Our Take on Busting the Life Insurance Lies
The authors are frank about their position: they believe in whole life insurance and the infinite banking concept, and the book is written from within that framework. One reviewer with a fair summary of the limitation notes that whole life is one option, not the only option, and that the authors consistently steer toward it as the preferred instrument. That is not a disqualifying bias as long as you know it is there, but it means this is an argument from a specific perspective within the financial advisory world rather than a neutral taxonomy of insurance products. Butler and Burns acknowledge this, and they include a section addressing what they call pro-whole-life lies, which demonstrates a degree of intellectual honesty about the limits of their own preferred approach.
Why Listen to Busting the Life Insurance Lies
The book’s narrative device, a fictional couple named Stephen and Kara working through the 38 myths with an advisor, keeps what would otherwise be dry definitional content from losing momentum entirely. One reviewer specifically praised this framing for making a normally boring subject interesting. That is a modest achievement but a real one: Butler and Burns could have written a reference manual and did not. The audio format works better than you might expect for this material because the myth-and-response rhythm is inherently suited to being heard rather than read. Bray maintains the distinction between the Stephen and Kara dialogue sections and the direct-address explanatory passages without heavy dramatization, which is the right approach for content that needs to stay clear rather than entertaining.
What to Watch For in Busting the Life Insurance Lies
One reviewer who gave the book five stars offered a specific and honest critique: the authors understate their case to the point where readers may fail to grasp the significance of what is being argued. That is an unusual complaint for a clarity-focused book, but it tracks. Butler and Burns are careful and methodical in a way that can blunt the force of arguments that genuinely deserve emphasis. The three-hour-fifty-minute runtime is efficient but means some of the 38 myths receive fairly brief treatment. Listeners who want to fully evaluate the whole-life arguments against alternatives like buy-term-and-invest-the-difference will need to do supplementary reading. This book is excellent at identifying and correcting misunderstandings; it is less comprehensive at adjudicating between competing financial strategies.

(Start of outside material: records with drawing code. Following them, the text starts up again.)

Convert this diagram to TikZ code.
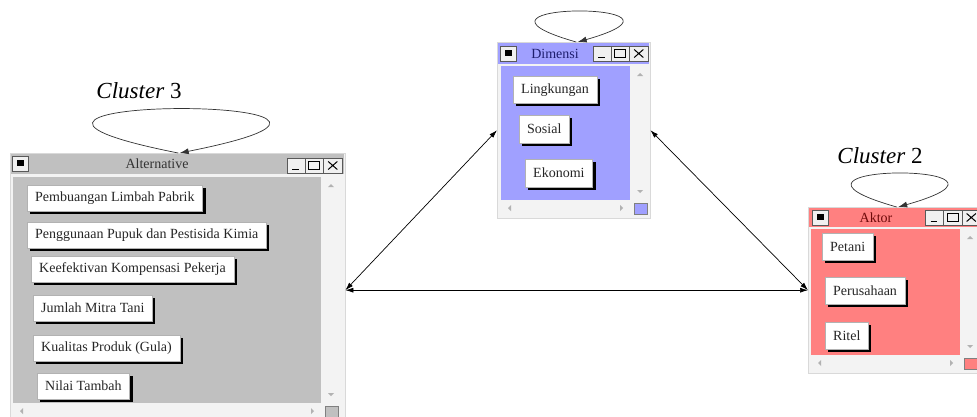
\documentclass[tikz,border=0pt]{standalone}
\usepackage{fontspec}
\setmainfont{Liberation Serif}
\usetikzlibrary{arrows.meta,shadows}

\definecolor{altgray}{RGB}{192,192,192}
\definecolor{dimblue}{RGB}{160,160,255}
\definecolor{aktred}{RGB}{255,128,128}
\definecolor{winbg}{RGB}{243,243,243}
\definecolor{navy}{RGB}{30,30,110}
\definecolor{darkred}{RGB}{110,10,10}

% small window decorations
\newcommand{\winicon}[2]{%
  \draw[ctl] (#1,#2) rectangle ++(16,15);
  \fill[black] (#1+4.5,#2+4) rectangle ++(7,6);}
\newcommand{\winbtns}[3]{%
  \foreach \i in {0,1,2}{\draw[ctl] ({#1+\i*#3},#2) rectangle ++(#3,15);}
  \draw[line width=1.5pt] ({#1+0.3*#3},#2+11.5) -- ({#1+0.65*#3},#2+11.5);
  \draw[line width=1pt] ({#1+1.2*#3},#2+3.5) rectangle ({#1+1.8*#3},#2+11.5);
  \draw[line width=1pt] ({#1+2.25*#3},#2+3.5) -- ({#1+2.75*#3},#2+11.5)
    ({#1+2.25*#3},#2+11.5) -- ({#1+2.75*#3},#2+3.5);}
\newcommand{\scrollbars}[5]{%
  \fill[black!30] (#3+10,#2+7) -- ++(-3,3) -- ++(6,0) -- cycle;
  \fill[black!30] (#3+10,#4-7) -- ++(-3,-3) -- ++(6,0) -- cycle;
  \fill[black!30] (#1+7,#4+8) -- ++(3,-3) -- ++(0,6) -- cycle;
  \fill[black!30] (#3-7,#4+8) -- ++(-3,-3) -- ++(0,6) -- cycle;
  \filldraw[fill=#5, draw=black!50] (#3+4,#4+3) rectangle ++(13,11);}

\begin{document}
\begin{tikzpicture}[x=1pt, y=-1pt,
    win/.style={draw=black!15, fill=winbg, inner sep=0pt, anchor=north west},
    btn/.style={draw=black!30, fill=white, text=black!85, anchor=north west,
      inner xsep=8pt, minimum height=26pt, font=\fontsize{14}{16}\selectfont,
      drop shadow={shadow xshift=3pt, shadow yshift=-3pt, fill=black, opacity=1}},
    ttl/.style={font=\fontsize{14}{16}\selectfont},
    clu/.style={font=\fontsize{23}{26}\selectfont},
    ctl/.style={draw=black!65, fill=black!6},
    selfarc/.style={draw=black!80, line width=0.7pt, -{Latex[length=9pt,width=6pt]}},
    link/.style={draw, line width=0.7pt, {Latex[length=8pt,width=5pt]}-{Latex[length=8pt,width=5pt]}}]
  \useasboundingbox (0,0) rectangle (977,416);

  % Cluster 3
  \node[win, minimum width=335pt, minimum height=274pt] (alt) at (10,153) {};
  \fill[altgray] (11,154) rectangle (344,174);
  \fill[altgray] (13,177) rectangle (321,403);
  \node[ttl, text=black!80] (altT) at (157,164) {Alternative};
  \winicon{12}{156}
  \winbtns{287}{158}{18.3}
  \scrollbars{13}{177}{321}{403}{altgray}
  \node[btn] (limbah) at (27,185) {Pembuangan Limbah Pabrik};
  \node[btn] (pupuk) at (27,222) {Penggunaan Pupuk dan Pestisida Kimia};
  \node[btn] (kompen) at (31,256) {Keefektivan Kompensasi Pekerja};
  \node[btn] (mitra) at (33,295) {Jumlah Mitra Tani};
  \node[btn] (kualitas) at (33,335) {Kualitas Produk (Gula)};
  \node[btn] (nilai) at (37,373) {Nilai Tambah};
  \node[clu] (c3) at (139,91) {\textit{Cluster} 3};

  % Dimensi
  \node[win, minimum width=153pt, minimum height=176pt] (dim) at (497,42) {};
  \fill[dimblue] (498,43) rectangle (649,64);
  \fill[dimblue] (501,66) rectangle (630,200);
  \node[ttl, text=navy] (dimT) at (555,54) {Dimensi};
  \winicon{500}{46}
  \winbtns{593}{46}{18.3}
  \scrollbars{501}{66}{630}{200}{dimblue}
  \node[btn, minimum height=27pt] (lingk) at (513,76) {Lingkungan};
  \node[btn, minimum height=28pt] (sosial) at (519,115) {Sosial};
  \node[btn, minimum height=28pt] (ekonomi) at (525,159) {Ekonomi};

  % Cluster 2
  \node[win, minimum width=180pt, minimum height=166pt] (akt) at (808,207) {};
  \fill[aktred] (809,208) rectangle (987,227);
  \fill[aktred] (811,229) rectangle (960,355);
  \node[ttl, text=darkred] (aktT) at (876,218) {Aktor};
  \winicon{812}{210}
  \winbtns{925}{210}{18.5}
  \scrollbars{811}{229}{960}{355}{aktred}
  \node[btn, minimum height=27pt] (petani) at (822,233) {Petani};
  \node[btn, minimum height=27pt] (usaha) at (825,277) {Perusahaan};
  \node[btn, minimum height=27pt] (ritel) at (825,322) {Ritel};
  \node[clu] (c2) at (880,156) {\textit{Cluster} 2};

  % inner dependence loops
  \coordinate (altL) at ([xshift=2pt]alt.north);
  \coordinate (dimL) at ([xshift=4pt]dim.north);
  \coordinate (aktL) at (akt.north);
  \draw[selfarc] ([xshift=-1.5pt]altL) .. controls +(-298,-59) and +(298,-59) .. (altL);
  \draw[selfarc] ([xshift=-1.5pt]dimL) .. controls +(-144,-41) and +(144,-41) .. (dimL);
  \draw[selfarc] ([xshift=-1.5pt]aktL) .. controls +(-159,-45) and +(159,-45) .. (aktL);

  % outer dependence
  \draw[link] (alt.east) -- (akt.west);
  \draw[link] (alt.east) -- (dim.west);
  \draw[link] (dim.east) -- (akt.west);
\end{tikzpicture}
\end{document}
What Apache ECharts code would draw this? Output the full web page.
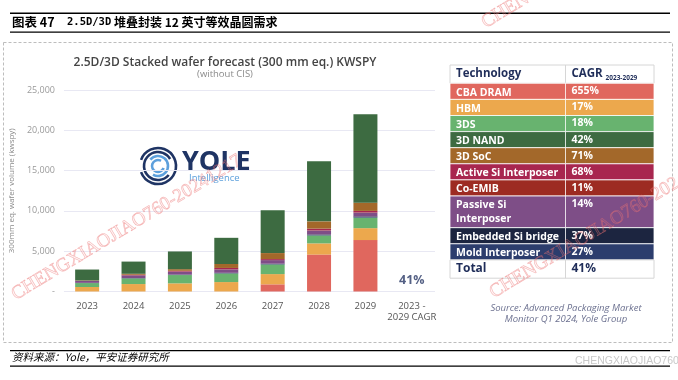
<!DOCTYPE html>
<html><head><meta charset="utf-8">
<script src="https://cdn.jsdelivr.net/npm/echarts@6/dist/echarts.min.js"></script>
<style>html,body{margin:0;padding:0;background:#fff}#c{width:678px;height:380px}</style>
</head><body><div id="c"></div>
<script>
// ---- data ----
const categories = ['2023','2024','2025','2026','2027','2028','2029','2023 -\n2029 CAGR'];
const cbaDram   = [0, 0, 0, 0, 890, 4580, 6380];
const hbm       = [555, 925, 1010, 1170, 1270, 1390, 1480];
const threeDS   = [490, 700, 1030, 1070, 1195, 985, 1310];
const moldInt   = [20, 30, 40, 50, 60, 75, 85];
const embBridge = [10, 15, 20, 30, 40, 55, 66];
const passiveSi = [230, 330, 360, 420, 440, 480, 460];
const coEmib    = [15, 17, 19, 21, 23, 26, 28];
const activeSi  = [10, 60, 90, 160, 110, 210, 190];
const soc3d     = [40, 120, 200, 490, 740, 900, 1020];
const nand3d    = [1355, 1515, 2200, 3250, 5300, 7450, 10960];
const totalCagr = '41%';
const yTickMax = 25000, yTickStep = 5000;

const techNames = ['CBA DRAM','HBM','3DS','3D NAND','3D SoC','Active Si Interposer','Co-EMIB','Passive Si\nInterposer','Embedded Si bridge','Mold Interposer'];
const techCagr  = ['655%','17%','18%','42%','71%','68%','11%','14%','37%','27%'];
const techColors = ['#E0675E','#ECA84D','#68B36F','#3D6B41','#A3682A','#A8264F','#9D2B22','#7E4E87','#1C2540','#2C3D6D'];

const FONT = '"Open Sans", sans-serif';
const NAVY = '#1F2D59';

// stacking order bottom -> top
const stackDefs = [
  ['CBA DRAM', cbaDram, 0], ['HBM', hbm, 1], ['3DS', threeDS, 2],
  ['Mold Interposer', moldInt, 9], ['Embedded Si bridge', embBridge, 8],
  ['Passive Si Interposer', passiveSi, 7], ['Co-EMIB', coEmib, 6],
  ['Active Si Interposer', activeSi, 5], ['3D SoC', soc3d, 4], ['3D NAND', nand3d, 3]
];

const series = stackDefs.map(([name, vals, ci]) => ({
  name, type: 'bar', stack: 'total', barWidth: 24,
  itemStyle: { color: techColors[ci] },
  data: vals.concat([null])
}));
series.push({
  type: 'scatter', symbolSize: 0, silent: true,
  data: [[categories[7], 1400]],
  label: { show: true, position: 'inside', formatter: totalCagr,
    fontFamily: FONT, fontWeight: 700, fontSize: 12.5, color: '#2B3A66' }
});

// ---- table graphic ----
const g = [];
const tx0 = 450, tx1 = 565.5, tx2 = 654;
let ty = 65;
const headH = 18.3, rowH = 16.1, dblH = 31.7, totH = 18.3;
g.push({ type:'rect', shape:{x:tx0,y:ty,width:tx2-tx0,height:headH}, style:{fill:'#fff',stroke:'#d6d6d6',lineWidth:1}});
g.push({ type:'text', style:{x:tx0+6,y:ty+headH/2,text:'Technology',fill:NAVY,font:'700 11.5px '+FONT,verticalAlign:'middle'}});
g.push({ type:'text', style:{x:tx1+6,y:ty+headH/2,text:'CAGR',fill:NAVY,font:'700 11.5px '+FONT,verticalAlign:'middle'}});
g.push({ type:'text', style:{x:tx1+40,y:ty+headH/2+4,text:'2023-2029',fill:NAVY,font:'700 6.5px '+FONT,verticalAlign:'middle'}});
g.push({ type:'line', shape:{x1:tx1,y1:ty,x2:tx1,y2:ty+headH}, style:{stroke:'#d6d6d6',lineWidth:1}});
ty += headH;
techNames.forEach((nm, i) => {
  const h = nm.indexOf('\n') >= 0 ? dblH : rowH;
  g.push({ type:'rect', shape:{x:tx0,y:ty,width:tx2-tx0,height:h}, style:{fill:techColors[i],stroke:'#fff',lineWidth:0.8}});
  g.push({ type:'line', shape:{x1:tx1,y1:ty,x2:tx1,y2:ty+h}, style:{stroke:'#fff',lineWidth:0.8}});
  g.push({ type:'text', style:{x:tx0+6,y:ty+2.5,text:nm,fill:'#fff',font:'700 10.5px '+FONT,verticalAlign:'top',lineHeight:13.5}});
  g.push({ type:'text', style:{x:tx1+6,y:ty+2.5,text:techCagr[i],fill:'#fff',font:'700 10.5px '+FONT,verticalAlign:'top'}});
  ty += h;
});
g.push({ type:'rect', shape:{x:tx0,y:ty,width:tx2-tx0,height:totH}, style:{fill:'#fff',stroke:'#d6d6d6',lineWidth:1}});
g.push({ type:'line', shape:{x1:tx1,y1:ty,x2:tx1,y2:ty+totH}, style:{stroke:'#d6d6d6',lineWidth:1}});
g.push({ type:'text', style:{x:tx0+6,y:ty+totH/2,text:'Total',fill:NAVY,font:'700 12px '+FONT,verticalAlign:'middle'}});
g.push({ type:'text', style:{x:tx1+6,y:ty+totH/2,text:totalCagr,fill:NAVY,font:'700 12px '+FONT,verticalAlign:'middle'}});

// source
g.push({ type:'text', style:{x:566,y:314,text:'Source: Advanced Packaging Market\nMonitor Q1 2024, Yole Group',fill:'#6C7190',font:'italic 9.5px '+FONT,align:'center',verticalAlign:'middle',lineHeight:11}});

// chart title
g.push({ type:'text', style:{x:225,y:63,text:'2.5D/3D Stacked wafer forecast (300 mm eq.) KWSPY',fill:'#444',font:'600 12px '+FONT,align:'center',verticalAlign:'middle'}});
g.push({ type:'text', style:{x:225,y:74.5,text:'(without CIS)',fill:'#8a8a8a',font:'9.5px '+FONT,align:'center',verticalAlign:'middle'}});

// Yole logo
const lc = [158,166];
[[18,'#1F3464',200,520],[14,'#1F3464',40,330],[10,'#5DA0DC',220,480],[6,'#5DA0DC',20,300]].forEach(([r,c,a0,a1])=>{
  g.push({type:'arc',shape:{cx:lc[0],cy:lc[1],r:r,startAngle:a0*Math.PI/180,endAngle:a1*Math.PI/180},style:{stroke:c,lineWidth:2.6,fill:'none'}});
});
g.push({ type:'text', style:{x:182,y:162,text:'YOLE',fill:'#1F3464',font:'700 27px '+FONT,verticalAlign:'middle'}});
g.push({ type:'text', style:{x:189,y:178,text:'Intelligence',fill:'#5DA0DC',font:'9.5px '+FONT,verticalAlign:'middle'}});

// page frame
g.push({ type:'rect', shape:{x:10,y:12.5,width:660,height:1.6}, style:{fill:'#000'}});
g.push({ type:'rect', shape:{x:10,y:31.5,width:660,height:1.3}, style:{fill:'#000'}});
g.push({ type:'text', style:{x:12,y:22.5,text:'图表 47',fill:'#000',font:'700 12.5px "Noto Sans CJK SC", sans-serif',verticalAlign:'middle'}});
g.push({ type:'text', style:{x:67,y:22.5,text:'2.5D/3D',fill:'#000',font:'700 10.5px "DejaVu Sans Mono", monospace',verticalAlign:'middle'}});
g.push({ type:'text', style:{x:114,y:22.5,text:'堆叠封装 12 英寸等效晶圆需求',fill:'#000',font:'700 12px "Noto Sans CJK SC", sans-serif',verticalAlign:'middle'}});
g.push({ type:'rect', shape:{x:3.5,y:42.5,width:669,height:300}, style:{fill:'none',stroke:'#bdbdbd',lineWidth:1,lineDash:[3,2]}});
g.push({ type:'rect', shape:{x:10,y:350,width:660,height:1.3}, style:{fill:'#000'}});
g.push({ type:'rect', shape:{x:10,y:365.5,width:660,height:1.3}, style:{fill:'#000'}});
g.push({ type:'text', style:{x:12,y:357.5,text:'资料来源：Yole，平安证券研究所',fill:'#000',font:'italic 10.5px "Noto Sans CJK SC", sans-serif',verticalAlign:'middle'}});
g.push({ type:'text', style:{x:575,y:361,text:'CHENGXIAOJIAO760',fill:'#c8c8c8',font:'10.5px "Liberation Sans", sans-serif',verticalAlign:'middle'}});

// watermarks
const wm = 'CHENGXIAOJIAO760-20241217';
[[18,304],[496,302],[488,32]].forEach(([x,y])=>{
  g.push({ type:'text', x:x, y:y, rotation: 31*Math.PI/180, z:100, silent:true,
    style:{x:0,y:0,text:wm,fill:'rgba(245,150,150,0.10)',stroke:'rgba(236,110,110,0.5)',lineWidth:0.6,font:'19px "Liberation Serif", serif',verticalAlign:'bottom'}});
});

const chart = echarts.init(document.getElementById('c'), null, {renderer:'canvas'});
chart.setOption({
  animation: false,
  grid: { left: 63, right: 243, top: 90, bottom: 88.5, containLabel: false },
  xAxis: {
    type: 'category', data: categories,
    axisLine: { show: false }, axisTick: { show: false },
    axisLabel: { color: '#555', fontFamily: FONT, fontSize: 9.5, margin: 9, lineHeight: 11, interval: 0, verticalAlign: 'top' }
  },
  yAxis: {
    type: 'value', min: 0, max: yTickMax, interval: yTickStep,
    name: '300mm eq. wafer volume (kwspy)', nameLocation: 'middle', nameGap: 42,
    nameTextStyle: { color: '#8a8a8a', fontFamily: FONT, fontSize: 8 },
    axisLine: { show: false }, axisTick: { show: false },
    splitLine: { lineStyle: { color: '#E8E8F3', width: 1 } },
    axisLabel: { color: '#9a9a9a', fontFamily: FONT, fontSize: 9, margin: 9,
      formatter: v => v === 0 ? '-' : v.toLocaleString('en-US') }
  },
  series: series,
  graphic: g
});
</script></body></html>
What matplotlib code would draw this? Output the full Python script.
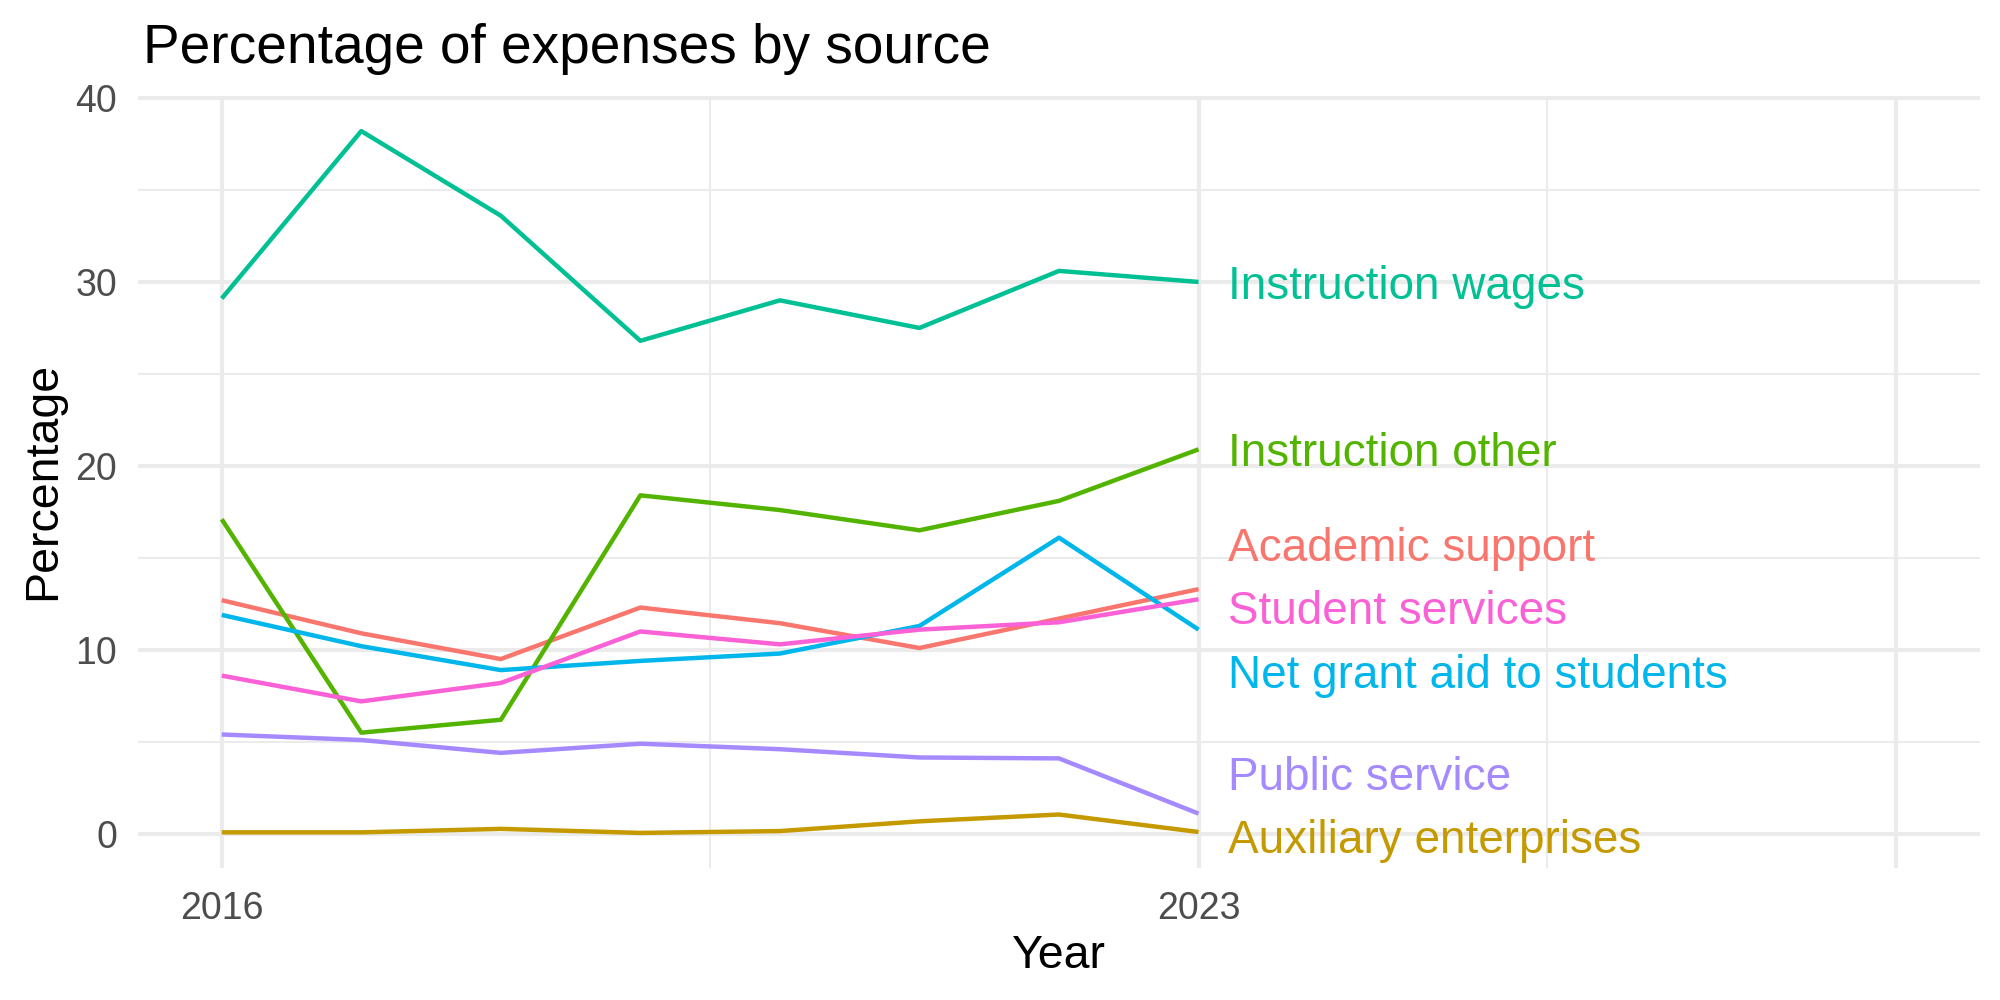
import matplotlib
matplotlib.use("Agg")
import matplotlib.pyplot as plt
from matplotlib.ticker import FixedLocator, FixedFormatter

plt.rcParams['font.family'] = ['Liberation Sans', 'DejaVu Sans']

years = [2016, 2017, 2018, 2019, 2020, 2021, 2022, 2023]

academic_support = [12.7, 10.9, 9.5, 12.3, 11.45, 10.1, 11.7, 13.3]
auxiliary_enterprises = [0.08, 0.08, 0.27, 0.05, 0.15, 0.68, 1.05, 0.1]
instruction_other = [17.1, 5.5, 6.2, 18.4, 17.6, 16.5, 18.1, 20.9]
instruction_wages = [29.1, 38.2, 33.6, 26.8, 29.0, 27.5, 30.6, 30.0]
net_grant_aid = [11.9, 10.2, 8.9, 9.4, 9.8, 11.3, 16.1, 11.1]
public_service = [5.4, 5.1, 4.4, 4.9, 4.6, 4.15, 4.1, 1.1]
student_services = [8.6, 7.2, 8.2, 11.0, 10.3, 11.1, 11.5, 12.75]

sources = ["Academic support", "Auxiliary enterprises", "Instruction other",
           "Instruction wages", "Net grant aid to students", "Public service",
           "Student services"]
values = [academic_support, auxiliary_enterprises, instruction_other,
          instruction_wages, net_grant_aid, public_service, student_services]
colors = ["#F8766D", "#C49A00", "#53B400", "#00C094", "#00B6EB", "#A58AFF", "#FB61D7"]

# label positions after repelling (y of label centre)
label_x = 2023.21
label_y = [15.7, -0.13, 20.9, 29.95, 8.8, 3.3, 12.3]

x_breaks = [2016, 2023, 2028]
x_labels = ["2016", "2023", ""]
x_minor = [2019.5, 2025.5]
y_breaks = [0, 10, 20, 30, 40]
y_minor = [5, 15, 25, 35]

fig = plt.figure(figsize=(20, 10), dpi=100)
ax = fig.add_axes([0.069, 0.132, 0.921, 0.772])

for name, vals, col in zip(sources, values, colors):
    ax.plot(years, vals, color=col, lw=3.2, solid_capstyle='butt', zorder=3)

for name, ly, col in zip(sources, label_y, colors):
    ax.annotate(name, xy=(label_x, ly), xytext=(0, -11.8), textcoords='offset points',
                ha='left', va='baseline', color=col, fontsize=33, zorder=4)

# ggplot style expansion
xmin, xmax = 2016, 2028
allv = [v for s in values for v in s]
ymin, ymax = min(allv), max(allv)
ax.set_xlim(xmin - 0.05 * (xmax - xmin), xmax + 0.05 * (xmax - xmin))
ax.set_ylim(ymin - 0.05 * (ymax - ymin), ymax + 0.05 * (ymax - ymin))

ax.xaxis.set_major_locator(FixedLocator(x_breaks))
ax.xaxis.set_major_formatter(FixedFormatter(x_labels))
ax.xaxis.set_minor_locator(FixedLocator(x_minor))
ax.yaxis.set_major_locator(FixedLocator(y_breaks))
ax.yaxis.set_minor_locator(FixedLocator(y_minor))

ax.grid(which='major', color='#EBEBEB', lw=3.0, zorder=0)
ax.grid(which='minor', color='#EBEBEB', lw=1.5, zorder=0)
ax.set_axisbelow(True)
for sp in ax.spines.values():
    sp.set_visible(False)
ax.tick_params(which='both', length=0, labelsize=27, labelcolor='#4D4D4D')
ax.tick_params(axis='x', pad=16.5)
ax.tick_params(axis='y', pad=15)

fig.text(0.0715, 0.937, "Percentage of expenses by source", fontsize=39.6,
         ha='left', va='baseline', color='black')
fig.text(0.5295, 0.032, "Year", fontsize=33.5, ha='center', va='baseline')
fig.text(0.0275, 0.519, "Percentage", fontsize=33.5, rotation=90,
         rotation_mode='anchor', ha='center', va='baseline')

fig.savefig("out.png", dpi=100)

Who Should Listen to Busting the Life Insurance Lies
This is well-suited for people who have received contradictory advice about life insurance from different sources and want a systematic way to evaluate what they have been told. Insurance professionals looking for a tool to share with clients who arrive with misconceptions will find it useful for exactly that purpose. Listeners who already have a strong view that term insurance is always preferable to whole life will find the book argues against that position from the first chapter and should know that going in. Those who want a fully neutral comparison of insurance product types will need a different resource.
Frequently Asked Questions
Are the authors of Busting the Life Insurance Lies neutral between whole life and term insurance?
No. Kim Butler and Jack Burns are advocates for whole life insurance and the infinite banking concept, and the book is written from within that framework. They do acknowledge limitations of their own position and include a section on pro-whole-life myths, but listeners should know the authors have a clear preference before starting.
Does Kailey Bray’s narration make the financial content accessible for listeners without a financial background?
Yes. Bray reads clearly and does not rush through definitions or technical distinctions. The authors also use a fictional couple to walk through each myth in narrative form, which keeps the content accessible without requiring prior financial knowledge.
How does the book handle the advice that term insurance is always better than whole life?
This is one of the central myths the authors address directly and at length. They argue that the term-versus-whole debate is often framed in ways that misrepresent how whole life cash value works and what benefits it provides while the policyholder is still alive, not just at death.
At under four hours, does the book cover all 38 myths adequately?
It covers them efficiently rather than exhaustively. Each myth receives sufficient treatment to identify the misunderstanding and present the authors’ correction, but some of the more complex arguments are necessarily compressed. Listeners who want a deep dive into any particular myth will find the book a good starting point for further research rather than a complete treatment.